On the other hand, reverse osmosis, on its own, does not remove the following substances:
- Alcohol
- Most organic compounds (VOCs, pesticides, herbicides, etc.)
- Dissolved gases, including radon, methane, or carbon dioxide
- Chlorine
- Chloramine and other chlorine by-products
- Fluoride
- A few microorganisms, including some bacteria and viruses, especially those that grow on the membrane
However, reverse osmosis filters often include an activated charcoal filter, which removes many organic contaminants, chlorine, and fluoride. Some systems include an ultraviolet light that kills any microorganisms that make it through the RO membrane. Another disinfection process is ozonation, which also breaks apart some undesirable chemicals.
So, you’ll read conflicting reports on what reverse osmosis does and does not remove because it depends on other system components. Combining RO with other methods leaves water clean of pretty much everything besides dissolved gases and a few trace contaminants.
Advantages and Disadvantages
Reverse osmosis offers both advantages and disadvantages for water purification.
The main advantage is that the water from a good system is very, very pure. It is safe for drinking, release into the environment, and use in commercial processes.
There are also disadvantages:
- There is the expense of buying the system and the energy cost of running it.
- Because of low back-pressure, most home systems are very inefficient. Anywhere from 5% to 55% of the water exits the filter. The remainder gets lost as waste.
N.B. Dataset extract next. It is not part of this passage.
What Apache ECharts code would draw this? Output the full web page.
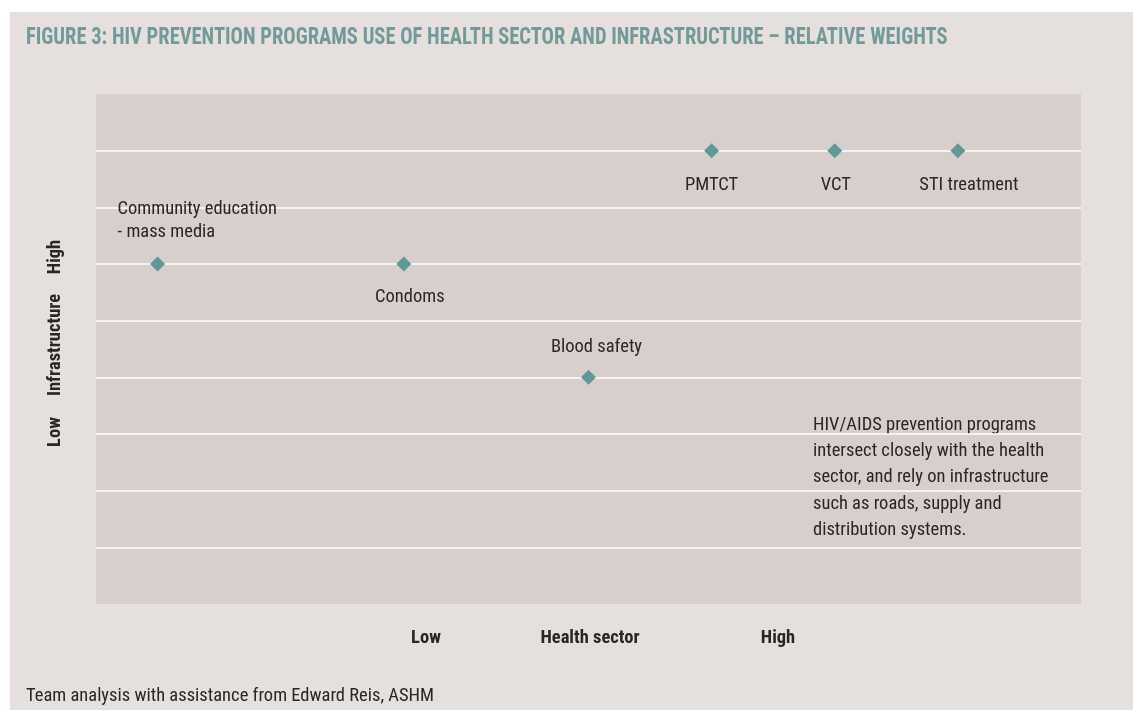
<!DOCTYPE html>
<html>
<head>
<meta charset="utf-8">
<script src="https://cdn.jsdelivr.net/npm/echarts@6/dist/echarts.min.js"></script>
<style>
  html, body { margin: 0; padding: 0; background: #ffffff; }
  #chart { width: 1133px; height: 710px; }
</style>
</head>
<body>
<div id="chart"></div>
<script>
  // programs and their relative weights
  const programs = ['Community education\n- mass media', 'Condoms', 'Blood safety', 'PMTCT', 'VCT', 'STI treatment'];
  const healthSector = [0.5, 2.5, 4, 5, 6, 7];
  const infrastructure = [6, 6, 4, 8, 8, 8];

  const xAxisLabels = ['Low', 'Health sector', 'High'];
  const yAxisLabels = ['Low', 'Infrastructure', 'High'];

  const titleText = 'FIGURE 3: HIV PREVENTION PROGRAMS USE OF HEALTH SECTOR AND INFRASTRUCTURE \u2013 RELATIVE WEIGHTS';
  const noteText = 'HIV/AIDS prevention programs\nintersect closely with the health\nsector, and rely on infrastructure\nsuch as roads, supply and\ndistribution systems.';
  const sourceText = 'Team analysis with assistance from Edward Reis, ASHM';

  const FONT = '"Roboto Condensed", "DejaVu Sans Condensed", sans-serif';
  const TEXT = '#2b2624';

  // label placement for each point (style only)
  const labelStyles = [
    { align: 'left', offset: [-40, -43] },
    { align: 'center', offset: [6, 33] },
    { align: 'center', offset: [8, -30] },
    { align: 'center', offset: [0, 35] },
    { align: 'center', offset: [1, 35] },
    { align: 'center', offset: [11, 35] }
  ];

  const chart = echarts.init(document.getElementById('chart'));

  const points = programs.map((name, i) => ({
    name: name,
    value: [healthSector[i], infrastructure[i]],
    label: {
      show: true,
      position: 'inside',
      formatter: '{b}',
      align: labelStyles[i].align,
      verticalAlign: 'middle',
      offset: labelStyles[i].offset,
      color: TEXT,
      fontFamily: FONT,
      fontSize: 18.5,
      lineHeight: 23
    }
  }));

  const xPos = [426, 590, 778];
  const yPos = [432, 345, 257];

  const graphics = [
    // beige panel
    { type: 'rect', z: -10, shape: { x: 10, y: 12, width: 1123, height: 698 }, style: { fill: '#e5e0dd' } },
    { type: 'text', x: 26, y: 38, scaleX: 0.855, style: { text: titleText, fill: '#729a98', font: 'bold 24px ' + FONT, verticalAlign: 'middle' } },
    { type: 'text', left: 26, top: 687, style: { text: sourceText, fill: TEXT, font: '18.5px ' + FONT } },
    { type: 'text', left: 813, top: 412, style: { text: noteText, fill: TEXT, font: '18.5px ' + FONT, lineHeight: 26.3 } }
  ];
  xAxisLabels.forEach((t, i) => {
    graphics.push({ type: 'text', x: xPos[i], y: 638, style: { text: t, fill: TEXT, font: 'bold 18.5px ' + FONT, align: 'center', verticalAlign: 'middle' } });
  });
  yAxisLabels.forEach((t, i) => {
    graphics.push({ type: 'text', x: 55, y: yPos[i], rotation: Math.PI / 2, style: { text: t, fill: TEXT, font: 'bold 18.5px ' + FONT, align: 'center', verticalAlign: 'middle' } });
  });

  chart.setOption({
    backgroundColor: '#ffffff',
    animation: false,
    grid: {
      left: 96, top: 94, width: 985, height: 510,
      show: true, backgroundColor: '#d8cfcc', borderWidth: 0
    },
    xAxis: {
      type: 'value', min: 0, max: 8, interval: 1,
      axisLine: { show: false }, axisTick: { show: false },
      axisLabel: { show: false }, splitLine: { show: false }
    },
    yAxis: {
      type: 'value', min: 0, max: 9, interval: 1,
      axisLine: { show: false }, axisTick: { show: false },
      axisLabel: { show: false },
      splitLine: { show: true, showMinLine: false, showMaxLine: false, lineStyle: { color: '#ffffff', width: 1.5 } }
    },
    graphic: graphics,
    series: [{
      type: 'scatter',
      symbol: 'diamond',
      symbolSize: 15,
      itemStyle: { color: '#5a9b98', opacity: 1 },
      emphasis: { disabled: true },
      data: points
    }]
  });
</script>
</body>
</html>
- For drinking water, reverse osmosis requires additional treatment methods, such as charcoal filtration and UV lights.
- RO removes minerals from water that aid human health. In commercial drinking water operations, companies often add some of these minerals back. Otherwise, drinking only demineralized water carries some health risks.
- The membrane requires cleaning or replacement.
- Not all of the input water gets recovered.
Distillation is a popular alternative to osmosis. Here’s how it works in water purification.
Reverse Osmosis Uses
The largest use of reverse osmosis is for drinking water purification and desalination. Commercial systems include several steps, so they remove more contaminants than reverse osmosis on its own. Home systems assume the source water is already potable, so they don’t always remove additional contaminants.
Another common use is waste water purification. This water removes effluents, freeing the water for a return into a system, release into the environment, or further purification for drinking.
In the food industry, reverse osmosis concentrates juices and syrups with the use of heat. The dairy industry applies this method for concentrating milk and making whey powder. Reverse osmosis also produces low-alcohol beer.
Industries use RO as a means of removing minerals for water so it won’t form deposits on machinery. For example, RO water protects electrodes in hydrogen production.
RO water finds use when making artificial sea water for aquariums. It is also a good water choice for fresh water aquarists because it is very soft water.
Window cleaning is easier using reverse osmosis water than tap water. It does not leave deposits or spots.
References
- Crittenden, John; Trussell, Rhodes; Hand, David; Howe, Kerry; Tchobanoglous, George (2005). Water Treatment Principles and Design (2nd ed.). New Jersey: John Wiley and Sons. ISBN 0-471-11018-3.
- Knorr, Erik Voigt, Henry Jaeger, Dietrich (2012). “Reverse Osmosis”. Securing Safe Water Supplies : Comparison of Applicable Technologies. Oxford: Academic Press. ISBN 978-0124058866.
- Kozisek, Frantisek. Health risks from drinking demineralised water. National Institute of Public Health, Czech Republic.
- Warsinger, David M.; Tow, Emily W.; Nayar, Kishor G.; Maswadeh, Laith A.; Lienhard V, John H. (2016). “Energy efficiency of batch and semi-batch (CCRO) reverse osmosis desalination”. Water Research. 106: 272–282. doi:10.1016/j.watres.2016.09.029
- Weber, Walter J. (1972). Physicochemical Processes for Water Quality Control. New York: John Wiley & Sons. ISBN 978-0-471-92435-7.